Conversation flowed easily. Cynthia talked about her job as an advocate for whistleblowers. Her situation was very complicated and the courage and grace with which she was facing it made me like her even more. The next day’s walk was of concern to us both and we worked to convince ourselves it would be okay. We talked about Faizel, and how we’d help him over the next week. I learned the first time that he often didn’t bring lunch, and it seemed it was because he didn’t have enough food at home. Since the hosts did not provide him with a packed meal like they did for us, we simply shared what we had with him. Tomorrow’s lunch would be pizza. While we didn’t run out of things to talk about, we did run out of energy and headed back to the retreat center on tender feet and stiff legs.

 

Once back, however, the grounds called to us and we wandered in the balmy evening air. I slipped off my flipflops and let my feet soak up the comfort of the soft spring grass.
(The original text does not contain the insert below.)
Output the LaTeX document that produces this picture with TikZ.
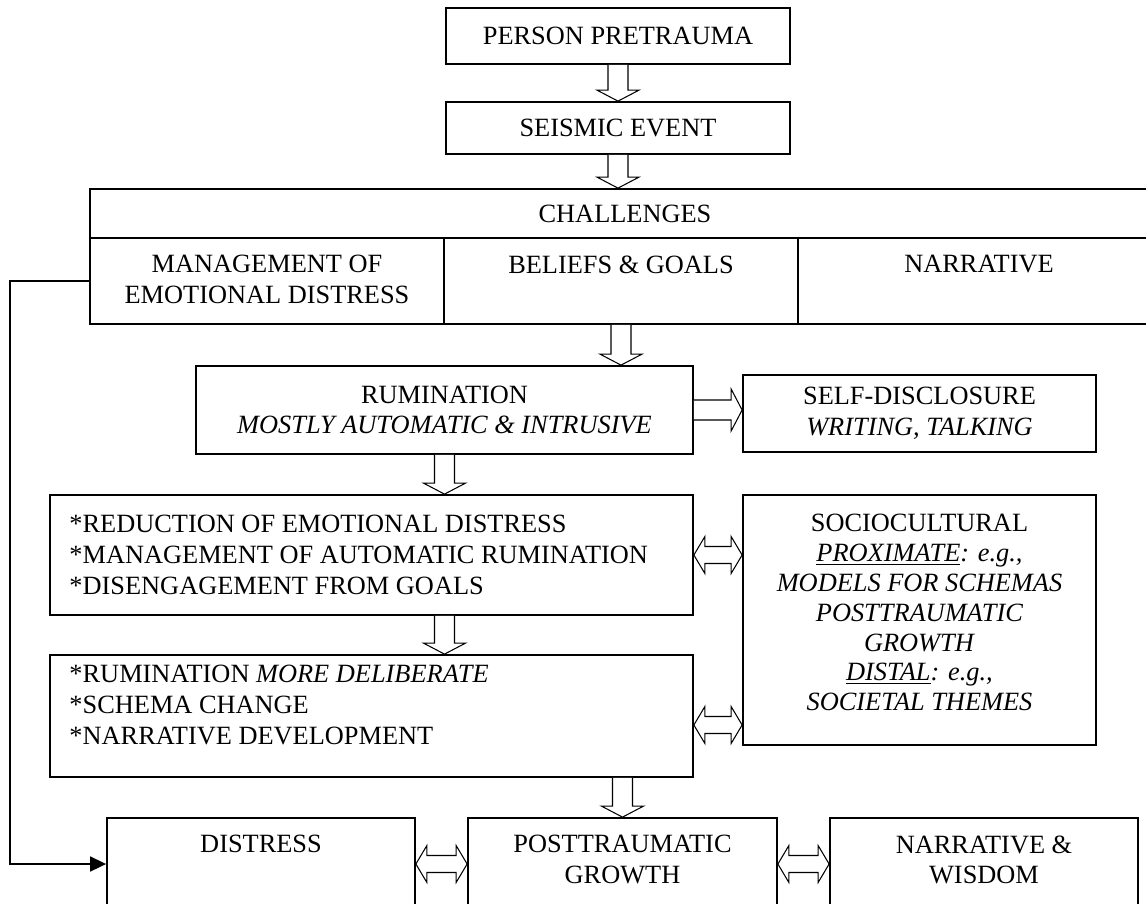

We visited the small chapel and found a graveyard where we read gravestones and wondered at the lives of the people buried there. Cynthia seemed to see butterflies everywhere, affirmations from the universe of the rightness of her being in that place at that time.

 

We were back in our rooms before 6:00 p.m. so that we heard the call to prayer bell and the haunting music of the nuns singing the end of the day. Settling into bed, I was tired but restless. I wanted more than anything to post my musings on Facebook, or at the very least share them with my people at home. I knew to resist the pull, that I was not going to break my Facebook fast until the end of the walk, that I was not going to reach toward home out of a sense of loneliness. I would need to be enough of a receptacle for the day’s events and my reflections. It would need to be enough for me to hold it all and allow my soul to process it without outside influence. I would need to be able to withstand the discomfort of resisting the urge to fall back into old patterns in order to find my way to new ones. I eventually drifted off with Hafiz’ words punctuating the day. “Go willingly to the fire and surrender whatever is aching to be reborn.”